Positions and Scenarios are two of the most powerful tools in PlaybookOS. They allow you to move beyond a simple “found/not found” analysis and handle the real-world complexity of contracts — where context, business lines, and negotiation nuance all matter.
Why Positions Exist
Sometimes it’s not enough to simply know that a clause exists. You need to look deeper into what that clause says before deciding what to do. That’s where Positions come in.
Think of a Position as a “nested analysis” or a follow-up question.
Example:
Your top-level topic might search for any clause that sets a limitation of liability.
A Position allows you to ask:
“Does this clause cap liability at 1x fees or 3x fees?”
“Does it exclude carve-outs for confidentiality or IP breaches?”
Positions are only triggered if the top-level topic is found and the outcome action is set to Proceed. This keeps your task list clean — you won’t drill down unless there’s something to review.
The Anatomy of a Position
A Position looks and feels like a topic, but scoped only to the clauses that matched the parent topic. Each Position includes:
Title & Description – A clear name for the sub-analysis (e.g., “Liability Cap Includes Carve-Outs”) and 2–4 sentences describing why it matters.
Criteria – The additional “search within a search” that narrows results to exactly what you care about. Outcomes – Final actions based on whether your criteria were found or not (e.g., “If carve-outs are missing, Add standard carve-out language”).

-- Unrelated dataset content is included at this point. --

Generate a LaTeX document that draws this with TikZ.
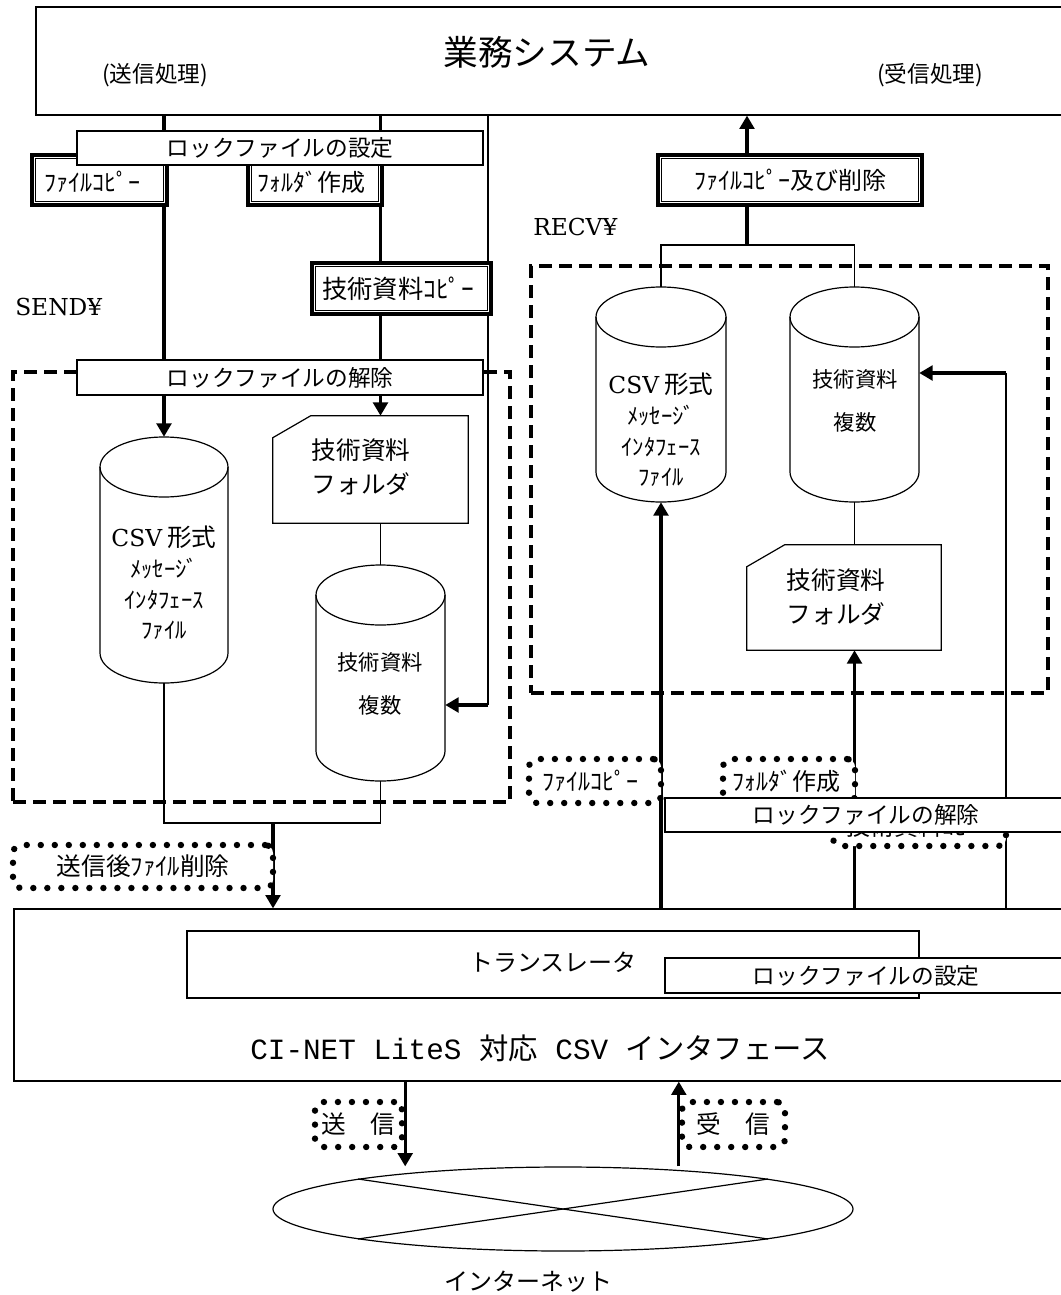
\documentclass[tikz,border=0pt]{standalone}
\usepackage{fontspec}
\newfontfamily\cjk{Noto Sans CJK JP}
\newfontfamily\lmono{Liberation Mono}
\newfontfamily\lserif{DejaVu Serif}
\usetikzlibrary{
    arrows.meta,
    calc,
    fit,
    shapes.geometric
}
\definecolor{ink}{RGB}{0,0,0}
\newcommand\fsz[1]{\fontsize{#1}{#1}\selectfont}
% drum (cylinder): name, left, right, top, bottom
\newcommand\drumnode[5]{%
    \node[inner sep=0pt, fit={(#2,#4) (#3,#5)}] (#1) {};
    \filldraw[drum] (#2,#4+30) -- (#2,#5-30)
        arc[start angle=180, end angle=0, x radius={(#3-#2)/2}, y radius=30]
        -- (#3,#4+30)
        arc[start angle=0, end angle=-180, x radius={(#3-#2)/2}, y radius=30] -- cycle;
    \draw[drum, fill=none] (#2,#4+30)
        arc[start angle=180, end angle=0, x radius={(#3-#2)/2}, y radius=30];
}
% folder card: name, left, right, top, bottom
\newcommand\cardnode[5]{%
    \node[inner sep=0pt, fit={(#2,#4) (#3,#5)}] (#1) {};
    \filldraw[drum] ($(#1.north west)+(38,0)$) -- (#1.north east) -- (#1.south east)
        -- (#1.south west) -- ($(#1.north west)+(0,22)$) -- cycle;
}
\tikzset{
    box/.style={
        rectangle,
        draw=ink,
        line width=0.9pt,
        fill=white,
        inner sep=0pt
    },
    dblbox/.style={
        rectangle,
        draw=ink,
        line width=2.6pt,
        fill=white,
        inner sep=0pt,
        path picture={
            \draw[draw=ink, line width=0.75pt]
                ([shift={(2.5pt,-2.5pt)}]path picture bounding box.north west) rectangle
                ([shift={(-2.5pt,2.5pt)}]path picture bounding box.south east);
        }
    },
    dotbox/.style={
        rectangle,
        draw=ink,
        line width=4.8pt,
        line cap=round,
        dash pattern=on 0.01pt off 10.5pt,
        rounded corners=6pt,
        fill=white,
        inner sep=0pt
    },
    workarea/.style={
        draw=ink,
        line width=2.6pt,
        dash pattern=on 10pt off 5pt,
        inner sep=0pt
    },
    drum/.style={draw=ink, line width=0.9pt, fill=white},
    thinline/.style={draw=ink, line width=0.9pt},
    thickline/.style={draw=ink, line width=2.4pt},
    flow/.style={thickline, -{Triangle[width=11pt, length=10pt]}},
    boxtext/.style={font=\cjk\fsz{17}, inner sep=0pt},
    steptext/.style={font=\cjk\fsz{18}, inner sep=0pt},
    annot/.style={font=\cjk\fsz{17}, inner sep=0pt},
    drumtext/.style={font=\cjk\fontsize{17}{23}\selectfont, align=center, inner sep=0pt},
    cardtext/.style={font=\cjk\fontsize{18.5}{25.5}\selectfont, align=center, inner sep=0pt},
    dirlabel/.style={font=\lserif\fsz{17.5}, anchor=west, inner sep=0pt}
}

\begin{document}
\begin{tikzpicture}[x=0.75pt, y=-0.75pt]
    \useasboundingbox (0,0) rectangle (1060,1295);

    % Business system
    \node[box, fit={(36,7) (1070,115)}] (gyomu) {};
    \node[font=\cjk\fsz{26}] (gyomutxt) at (547,52) {業務システム};
    \node[annot] (sendproc) at (155,75) {(送信処理)};
    \node[annot] (recvproc) at (930,75) {(受信処理)};

    % Folder areas
    \node[workarea, fit={(13,372) (510,802)}] (sendarea) {};
    \node[workarea, fit={(531,266) (1048,693)}] (recvarea) {};
    \node[dirlabel] (sendlbl) at (15,307) {SEND¥};
    \node[dirlabel] (recvlbl) at (533,227) {RECV¥};

    % Files
    \drumnode{csvS}{100}{228}{437}{683}
    \cardnode{folderS}{273}{468}{416}{523}
    \drumnode{docS}{316}{445}{565}{781}
    \drumnode{csvR}{596}{726}{287}{502}
    \drumnode{docR}{790}{919}{287}{502}
    \cardnode{folderR}{747}{941}{545}{650}

    \node[drumtext] (csvStxt) at (164,583)
        {{\lserif\fsz{17.5}CSV} {\fsz{18.5}形式}\\ﾒｯｾｰｼﾞ\\ｲﾝﾀﾌｪｰｽ\\ﾌｧｲﾙ};
    \node[drumtext] (csvRtxt) at (661,430)
        {{\lserif\fsz{17.5}CSV} {\fsz{18.5}形式}\\ﾒｯｾｰｼﾞ\\ｲﾝﾀﾌｪｰｽ\\ﾌｧｲﾙ};
    \node[drumtext, font=\cjk\fontsize{16}{32}\selectfont] (docStxt) at (380,684) {技術資料\\複数};
    \node[drumtext, font=\cjk\fontsize{16}{32}\selectfont] (docRtxt) at (855,401) {技術資料\\複数};
    \node[cardtext] (folderStxt) at (361,467) {技術資料\\フォルダ};
    \node[cardtext] (folderRtxt) at (836,597) {技術資料\\フォルダ};

    % Interface
    \node[box, fit={(14,909) (1070,1081)}] (cinet) {};
    \node[font=\fsz{22}] (cinettxt) at (540,1048)
        {{\lmono CI-NET LiteS }{\cjk 対応}{\lmono\ CSV }{\cjk インタフェース}};
    \node[box, fit={(187,931) (919,998)}] (trans) {};
    \node[steptext] (transtxt) at (553,962) {トランスレータ};
    \node[box, fit={(665,958) (1070,993)}] (locksetI) {};
    \node[boxtext] (locksetItxt) at (866,976) {ロックファイルの設定};

    % Internet
    \node[ellipse, draw=ink, line width=0.9pt, minimum width=435pt, minimum height=63pt,
        inner sep=0pt] (net) at (563,1209) {};
    \draw[thinline] ($(net.center)+(-205,-30)$) -- ($(net.center)+(205,30)$);
    \draw[thinline] ($(net.center)+(-205,30)$) -- ($(net.center)+(205,-30)$);
    \node[font=\cjk\fsz{18}] (nettxt) at (528,1282) {インターネット};
    \node[dotbox, fit={(315,1102) (402,1147)}] (sendbox) {};
    \node[steptext, font=\cjk\fsz{18.5}] (sendtxt) at (sendbox) {送　信};
    \node[dotbox, fit={(682,1102) (785,1147)}] (recvbox) {};
    \node[steptext, font=\cjk\fsz{18.5}] (recvtxt) at (recvbox) {受　信};

    \coordinate (bendS) at (488,705);
    \coordinate (joinS) at (273,823);
    \coordinate (joinR) at (747,245);
    \coordinate (bendR) at (1006,373);

    % Send side
    \draw[flow] (csvS.north |- gyomu.south) -- (csvS.north);
    \draw[flow] (docS.north |- gyomu.south) -- (folderS.north -| docS.north);
    \draw[thinline] (bendS |- gyomu.south) -- (bendS);
    \draw[flow] (bendS) -- (bendS -| docS.east);
    \draw[thinline] (folderS.south -| docS.north) -- (docS.north);
    \draw[thinline] (csvS.south) -- (csvS.south |- joinS) -- (docS.south |- joinS) -- (docS.south);
    \draw[flow] (joinS) -- (joinS |- cinet.north);

    % Receive side
    \draw[flow] (joinR) -- (joinR |- gyomu.south);
    \draw[thinline] (csvR.north) -- (csvR.north |- joinR) -- (docR.north |- joinR) -- (docR.north);
    \draw[thinline] (docR.south) -- (docR.south |- folderR.north);
    \draw[flow] (csvR.south |- cinet.north) -- (csvR.south);
    \draw[flow] (docR.south |- cinet.north) -- (docR.south |- folderR.south);
    \draw[thinline] (bendR |- cinet.north) -- (bendR);
    \draw[flow] (bendR) -- (bendR -| docR.east);

    % Internet traffic
    \draw[flow] (sendbox.east |- cinet.south) -- (sendbox.east |- net.north);
    \draw[flow] (recvbox.west |- net.north) -- (recvbox.west |- cinet.south);

    % Steps, send side
    \node[dblbox, fit={(32,155) (167,205)}] (fcopyS) {};
    \node[steptext] (fcopyStxt) at (92,182) {ﾌｧｲﾙｺﾋﾟｰ};
    \node[dblbox, fit={(248,155) (382,205)}] (fmakeS) {};
    \node[steptext] (fmakeStxt) at (311,182) {ﾌｫﾙﾀﾞ作成};
    \node[box, fit={(77,131) (483,165)}] (locksetS) {};
    \node[boxtext] (locksetStxt) at (locksetS) {ロックファイルの設定};
    \node[dblbox, fit={(312,263) (491,314)}] (tcopyS) {};
    \node[steptext, font=\cjk\fsz{19}] (tcopyStxt) at (398,289) {技術資料ｺﾋﾟｰ};
    \node[box, fit={(77,360) (483,395)}] (lockrelS) {};
    \node[boxtext] (lockrelStxt) at (lockrelS) {ロックファイルの解除};
    \node[dotbox, fit={(13,845) (273,888)}] (delsend) {};
    \node[steptext, font=\cjk\fsz{18.5}] (delsendtxt) at (delsend) {送信後ﾌｧｲﾙ削除};

    % Steps, receive side
    \node[dblbox, fit={(658,155) (922,205)}] (fcopyR) {};
    \node[steptext] (fcopyRtxt) at (fcopyR) {ﾌｧｲﾙｺﾋﾟｰ及び削除};
    \node[dotbox, fit={(529,759) (661,803)}] (fcopyD) {};
    \node[steptext] (fcopyDtxt) at (590,781) {ﾌｧｲﾙｺﾋﾟｰ};
    \node[dotbox, fit={(723,759) (855,803)}] (fmakeD) {};
    \node[steptext] (fmakeDtxt) at (786,781) {ﾌｫﾙﾀﾞ作成};
    \node[dotbox, fit={(833,806) (1006,846)}] (tcopyD) {};
    \node[steptext] (tcopyDtxt) at (918,826) {技術資料ｺﾋﾟｰ};
    \node[box, fit={(665,798) (1070,832)}] (lockrelR) {};
    \node[boxtext] (lockrelRtxt) at (866,815) {ロックファイルの解除};

\end{tikzpicture}
\end{document}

This layered approach gives you precision without overloading the playbook with dozens of separate topics.
Why Scenarios Matter
Negotiation isn’t always black and white. Scenarios let you define different ways to handle the same outcome based on business context.
Example:
You may have different fallback clauses depending on:
- Whether you’re contracting in North America vs. APAC.
- Whether the counterparty is a strategic partner or a vendor.
- Whether you’re selling a product or providing a service.
Each Scenario can include:
- Internal Commentary – Guidance just for your legal team.
- External Commentary – Clear, counterparty-facing talking points.
- Clauses & Fallbacks – Sample language marked as Favorable, Fallback, or Approval Required.
- AI Instructions – Targeted redline prompts that DocJuris can use to generate edits.
This gives reviewers a “choose your own adventure” experience when working through complex provisions.
Best Practices
Keep Top-Level Criteria Broad: Use a simple search for the concept (e.g., “Find all liability limitation clauses”) so you capture everything and can drill down in Positions.
Use Positions for Nuance: Positions are perfect for jurisdiction-specific rules, carve-out checks, or numerical thresholds.
Scenarios for Human Context: If the right answer depends on region, business unit, or deal type, put that logic into Scenarios so reviewers have clear guidance.
Putting It Together
When a contract is analyzed:
- The topic finds relevant clauses.
- The outcome decides what to do (Accept, Edit, Proceed, etc.).
- If Proceed is chosen, Positions provide a second layer of review.
- Scenarios present the right guidance or fallback clause based on context.